Die Erneuerung muss sich am Beispiel und an den Worten Jesu messen. […] Immer wieder neu. […] Die Kirche muss in allen Zeitaltern um den ihr anvertrauten Weg neu ringen. Jede Formulierung ihrer Grundsätze und Wahrheiten ist nur vorläufig sein und ständig neu durchdacht und errungen werden. Das geht nicht ohne Hilfe. Sehen wir nochmal auf Petrus. Er steht vor dem „du“ Jesu. In dieser Begegnung erfährt er, wer er ist. Stark nicht aus sich – denn da ist Sünde. Aber stark aus dem Ruf an ihn, den Sünder. Petrus hat diese Erfahrung vor Jesus gemacht. Vor Jesus, vor seinem menschlichen Du und dem größeren Du des Göttlichen Geheimnisses. Da sah Petrus sich selbst ganz klar. Er. Ein Sünder. Es war für Petrus eine Begegnung mit der Wirklichkeit. Als erfahrener Fischer. Er dachte, er kennt alles über diesen
See. Aber.
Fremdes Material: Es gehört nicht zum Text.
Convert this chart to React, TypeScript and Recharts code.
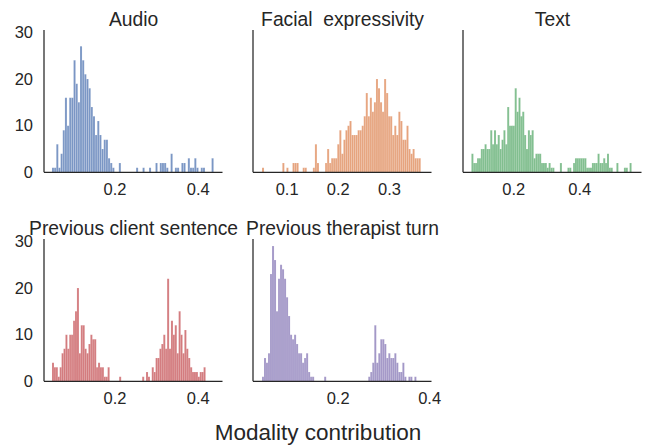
import React from 'react';
import { BarChart, Bar, XAxis, YAxis } from 'recharts';

// histogram counts per bin
const audioCounts = [
  1, 1, 6, 1, 4, 9, 16, 10, 16, 16, 24, 19, 15, 27, 24, 21, 20, 18, 14, 12, 8, 11, 8, 5, 7, 7, 3, 2, 1, 0,
  0, 2, 0, 0, 0, 0, 0, 0, 0, 1, 0, 0, 1, 0, 0, 1, 0, 0, 2, 0, 2, 2, 2, 1, 0, 4, 0, 1, 1, 0,
  2, 2, 0, 3, 1, 1, 3, 1, 0, 1, 1, 0, 0, 0, 3,
];
const facialCounts = [
  1, 0, 0, 0, 0, 0, 0, 0, 0, 0, 2, 0, 1, 0, 0, 2, 2, 2, 0, 0, 1, 1, 0, 0, 0, 1, 6, 2, 0, 0,
  0, 2, 5, 2, 3, 3, 3, 6, 9, 4, 7, 9, 10, 11, 8, 8, 8, 9, 9, 10, 12, 17, 12, 16, 13, 15, 20, 18, 15, 13,
  20, 17, 12, 12, 8, 10, 8, 13, 11, 7, 7, 10, 5, 4, 5, 3, 3, 3,
];
const textCounts = [
  4, 2, 2, 3, 3, 5, 5, 6, 5, 5, 9, 6, 9, 6, 8, 5, 7, 9, 6, 14, 10, 10, 10, 18, 13, 16, 12, 13, 8, 5,
  9, 8, 9, 3, 4, 4, 4, 2, 2, 2, 1, 2, 1, 1, 0, 0, 0, 2, 0, 0, 0, 1, 1, 0, 2, 3, 3, 3, 3, 3,
  3, 1, 1, 1, 2, 2, 2, 4, 2, 2, 3, 2, 4, 1, 1, 0, 0, 2, 0, 0, 0, 1, 1, 0, 2,
];
const clientCounts = [
  4, 3, 3, 1, 3, 6, 7, 10, 7, 10, 10, 13, 15, 20, 6, 12, 12, 7, 6, 8, 10, 9, 9, 3, 4, 3, 3, 1, 1, 3,
  0, 0, 0, 0, 0, 1, 0, 0, 0, 0, 0, 0, 0, 0, 0, 0, 0, 1, 0, 2, 1, 0, 3, 2, 5, 5, 7, 8, 10, 7,
  22, 7, 13, 10, 12, 6, 15, 10, 6, 11, 7, 5, 3, 2, 2, 2, 1, 2, 2, 3,
];
const therapistCounts = [
  1, 5, 4, 6, 23, 29, 26, 15, 22, 25, 24, 22, 18, 14, 10, 9, 10, 8, 6, 6, 4, 5, 6, 2, 1, 1, 0, 0, 0, 0,
  0, 1, 0, 0, 0, 0, 0, 0, 0, 0, 0, 0, 0, 0, 0, 0, 0, 0, 0, 0, 0, 0, 0, 1, 2, 4, 12, 4, 6, 9,
  9, 8, 5, 6, 5, 5, 6, 4, 2, 2, 4, 1, 0, 1, 1, 0, 1,
];

// first bin edge / last bin edge of each histogram
const audioEdges = [0.0487, 0.437];
const facialEdges = [0.0509, 0.361];
const textEdges = [0.0715, 0.5566];
const clientEdges = [0.0487, 0.4172];
const therapistEdges = [0.0335, 0.371];

// x limits
const audioDomain = [0.0295, 0.458];
const facialDomain = [0.0333, 0.382];
const textDomain = [0.046, 0.587];
const clientDomain = [0.0295, 0.458];
const therapistDomain = [0.0138, 0.404];

const audioTicks = [0.2, 0.4];
const facialTicks = [0.1, 0.2, 0.3];
const textTicks = [0.2, 0.4];
const clientTicks = [0.2, 0.4];
const therapistTicks = [0.2, 0.4];
const countTicks = [0, 10, 20, 30];

const titles = ['Audio', 'Facial  expressivity', 'Text', 'Previous client sentence', 'Previous therapist turn'];
const colors = ['#4c72b0', '#dd8452', '#55a868', '#c44e52', '#8172b3'];

const FONT = '"Liberation Sans", Arial, sans-serif';
const INK = '#262626';
const PW = 178.5;
const PH = 142.3;
const colLeft = [44.3, 253.3, 463.3];
const rowTop = [30, 239.4];

const toBins = (counts: number[], edges: number[]) => {
  const w = (edges[1] - edges[0]) / counts.length;
  return counts.map((c, i) => ({ x: edges[0] + (i + 0.5) * w, count: c }));
};

const panels = [
  { counts: audioCounts, edges: audioEdges, domain: audioDomain, ticks: audioTicks, col: 0, row: 0 },
  { counts: facialCounts, edges: facialEdges, domain: facialDomain, ticks: facialTicks, col: 1, row: 0 },
  { counts: textCounts, edges: textEdges, domain: textDomain, ticks: textTicks, col: 2, row: 0 },
  { counts: clientCounts, edges: clientEdges, domain: clientDomain, ticks: clientTicks, col: 0, row: 1 },
  { counts: therapistCounts, edges: therapistEdges, domain: therapistDomain, ticks: therapistTicks, col: 1, row: 1 },
];

const Panel = ({ p, idx }: { p: any; idx: number }) => {
  const left = colLeft[p.col];
  const top = rowTop[p.row];
  const showY = p.col === 0;
  return (
    <div style={{ position: 'absolute', left: left - 40, top: top - 15 }}>
      <BarChart
        width={PW + 60}
        height={PH + 45}
        data={toBins(p.counts, p.edges)}
        margin={{ top: 15, right: 20, bottom: 0, left: 0 }}
        barCategoryGap={0}
        barGap={0}
      >
        <XAxis
          dataKey="x"
          type="number"
          domain={p.domain}
          allowDataOverflow
          ticks={p.ticks}
          interval={0}
          tickFormatter={(v: number) => v.toFixed(1)}
          tickLine={false}
          tickMargin={5}
          height={30}
          axisLine={{ stroke: INK, strokeWidth: 1.25 }}
          tick={{ fill: INK, fontSize: 16.5, fontFamily: FONT }}
        />
        <YAxis
          type="number"
          domain={[0, 30.5]}
          allowDataOverflow
          ticks={countTicks}
          interval={0}
          width={40}
          tickLine={false}
          tickMargin={5}
          axisLine={{ stroke: INK, strokeWidth: 1.25 }}
          tick={showY ? { fill: INK, fontSize: 16.5, fontFamily: FONT } : false}
        />
        <Bar
          dataKey="count"
          fill={colors[idx]}
          fillOpacity={0.75}
          stroke="#ffffff"
          strokeOpacity={0.6}
          strokeWidth={0.25}
          isAnimationActive={false}
        />
      </BarChart>
    </div>
  );
};

export default function App() {
  return (
    <div style={{ position: 'absolute', left: 0, top: 0, width: 645, height: 445, background: '#fff', fontFamily: FONT }}>
      {panels.map((p, i) => (
        <Panel key={i} p={p} idx={i} />
      ))}
      <svg width={645} height={445} style={{ position: 'absolute', left: 0, top: 0, pointerEvents: 'none' }}>
        {panels.map((p, i) => (
          <text
            key={i}
            x={colLeft[p.col] + PW / 2}
            y={rowTop[p.row] - 4.5}
            textAnchor="middle"
            fill={INK}
            fontSize={19.3}
            fontFamily={FONT}
            style={{ whiteSpace: 'pre' }}
          >
            {titles[i]}
          </text>
        ))}
        <text x={318} y={440} textAnchor="middle" fill={INK} fontSize={22.5} fontFamily={FONT}>
          Modality contribution
        </text>
      </svg>
    </div>
  );
}
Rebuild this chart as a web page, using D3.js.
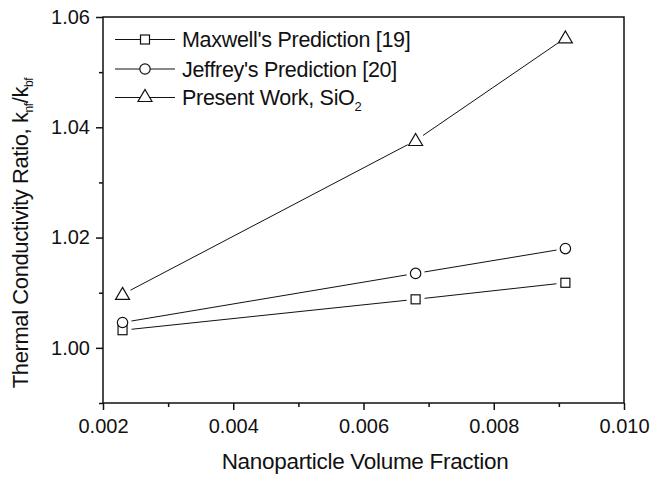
<!DOCTYPE html>
<html><head><meta charset="utf-8">
<script src="https://cdn.jsdelivr.net/npm/d3@7"></script>
<style>
html,body{margin:0;padding:0;background:#fff;}
svg{display:block;font-family:"Liberation Sans",Arial,sans-serif;}
</style></head>
<body>
<svg id="chart" width="652" height="477"></svg>
<script>
const xValues = [0.0023, 0.0068, 0.0091];
const maxwell = [1.0032, 1.0088, 1.0118];
const jeffrey = [1.0046, 1.0135, 1.0180];
const present = [1.0097, 1.0376, 1.0562];
const seriesNames = ["Maxwell's Prediction [19]", "Jeffrey's Prediction [20]", "Present Work, SiO"];
const seriesMarkers = ["square", "circle", "triangle"];
const xTicks = [0.002, 0.004, 0.006, 0.008, 0.010];
const xMinorTicks = [0.003, 0.005, 0.007, 0.009];
const yTicks = [1.00, 1.02, 1.04, 1.06];
const yMinorTicks = [0.99, 1.01, 1.03, 1.05];

const svg = d3.select("#chart");
const L = 103, R = 624, T = 17, B = 403;
const x = d3.scaleLinear().domain([0.002, 0.010]).range([L, R]);
const y = d3.scaleLinear().domain([0.99, 1.06]).range([B, T]);
const ink = "#111";

// frame
svg.append("rect").attr("x", L).attr("y", T).attr("width", R - L).attr("height", B - T)
  .attr("fill", "none").attr("stroke", ink).attr("stroke-width", 1.5);

// axes
const xAxis = svg.append("g").attr("transform", `translate(0,${B})`)
  .call(d3.axisBottom(x).tickValues(xTicks).tickFormat(d3.format(".3f")).tickSize(7).tickPadding(5));
const xMinor = svg.append("g").attr("transform", `translate(0,${B})`)
  .call(d3.axisBottom(x).tickValues(xMinorTicks).tickFormat("").tickSize(4));
const yAxis = svg.append("g").attr("transform", `translate(${L},0)`)
  .call(d3.axisLeft(y).tickValues(yTicks).tickFormat(d3.format(".2f")).tickSize(7).tickPadding(6));
const yMinor = svg.append("g").attr("transform", `translate(${L},0)`)
  .call(d3.axisLeft(y).tickValues(yMinorTicks).tickFormat("").tickSize(4));
[xAxis, xMinor, yAxis, yMinor].forEach(g => {
  g.select(".domain").remove();
  g.selectAll("line").attr("stroke", ink).attr("stroke-width", 1.5);
  g.selectAll("text").attr("fill", ink).attr("font-size", 20)
    .attr("font-family", "'Liberation Sans',Arial,sans-serif");
});
xAxis.selectAll("text").attr("dy", "0.9em");

// axis titles
svg.append("text").attr("x", 365).attr("y", 469).attr("text-anchor", "middle")
  .attr("font-size", 22.5).attr("letter-spacing", -0.3).attr("fill", ink)
  .text("Nanoparticle Volume Fraction");
const yt = svg.append("text").attr("transform", "translate(28,233) rotate(-90)")
  .attr("text-anchor", "middle").attr("font-size", 22).attr("letter-spacing", -0.4).attr("fill", ink);
yt.append("tspan").text("Thermal Conductivity Ratio, k");
yt.append("tspan").attr("font-size", 12).attr("dy", 5).text("nf");
yt.append("tspan").attr("dy", -5).text("/k");
yt.append("tspan").attr("font-size", 12).attr("dy", 5).text("bf");

// marker drawing
function marker(g, type, cx, cy) {
  const common = s => s.attr("fill", "#fff").attr("stroke", ink).attr("stroke-width", 1.2);
  if (type === "square") common(g.append("rect").attr("x", cx - 4.5).attr("y", cy - 4.5).attr("width", 9).attr("height", 9));
  else if (type === "circle") common(g.append("circle").attr("cx", cx).attr("cy", cy).attr("r", 5.2));
  else common(g.append("path").attr("d", `M${cx},${cy - 7}L${cx + 7},${cy + 5}L${cx - 7},${cy + 5}Z`));
}

const allSeries = [maxwell, jeffrey, present];
const gap = 9;
allSeries.forEach((vals, si) => {
  const g = svg.append("g");
  const pts = xValues.map((xv, i) => [x(xv), y(vals[i])]);
  for (let i = 0; i < pts.length - 1; i++) {
    const [x0, y0] = pts[i], [x1, y1] = pts[i + 1];
    const len = Math.hypot(x1 - x0, y1 - y0);
    const ux = (x1 - x0) / len, uy = (y1 - y0) / len;
    g.append("line").attr("x1", x0 + ux * gap).attr("y1", y0 + uy * gap)
      .attr("x2", x1 - ux * gap).attr("y2", y1 - uy * gap)
      .attr("stroke", ink).attr("stroke-width", 1);
  }
  pts.forEach(p => marker(g, seriesMarkers[si], p[0], p[1]));
});

// legend
const legRows = [39.5, 69, 97.5];
seriesNames.forEach((name, i) => {
  const ly = legRows[i];
  const g = svg.append("g");
  g.append("line").attr("x1", 115).attr("x2", 175).attr("y1", ly).attr("y2", ly)
    .attr("stroke", ink).attr("stroke-width", 1);
  marker(g, seriesMarkers[i], 145, i === 2 ? ly - 1 : ly);
  const t = g.append("text").attr("x", 182).attr("y", ly + 7.5).attr("font-size", 21.5)
    .attr("letter-spacing", -0.3).attr("fill", ink).text(name);
  if (i === 2) t.append("tspan").attr("font-size", 13).attr("dy", 6).text("2");
});
</script>
</body></html>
Eines Tag. In einem Moment der Geschichte… da ist das ganz anders gelaufen. Darum wird mir hier und heute klar: Die ganze Nacht haben wir gearbeitet. Ja, Jesus, 2.000 Jahre haben wir das so gemacht. Wir haben […] manchmal viel zu lange, etwas so gemacht wie immer. Aber was damals funktionierte, kann heute sinnlos sein. Darum brauchen wir deine Aufforderung:

Brich aus dem Gewohnten aus. Wirf deine Netze neu aus. Fahr weiter hinaus als deine Angst dir erlaubt. Aber mein Ruf an dich dir ermöglicht ein neues Auswerfen der Netze… ein Stück weit vom sicheren Land. In die Tiefe. Herr, komm vorbei. Zeig uns, wo wir unsere Netze auswerfen sollen.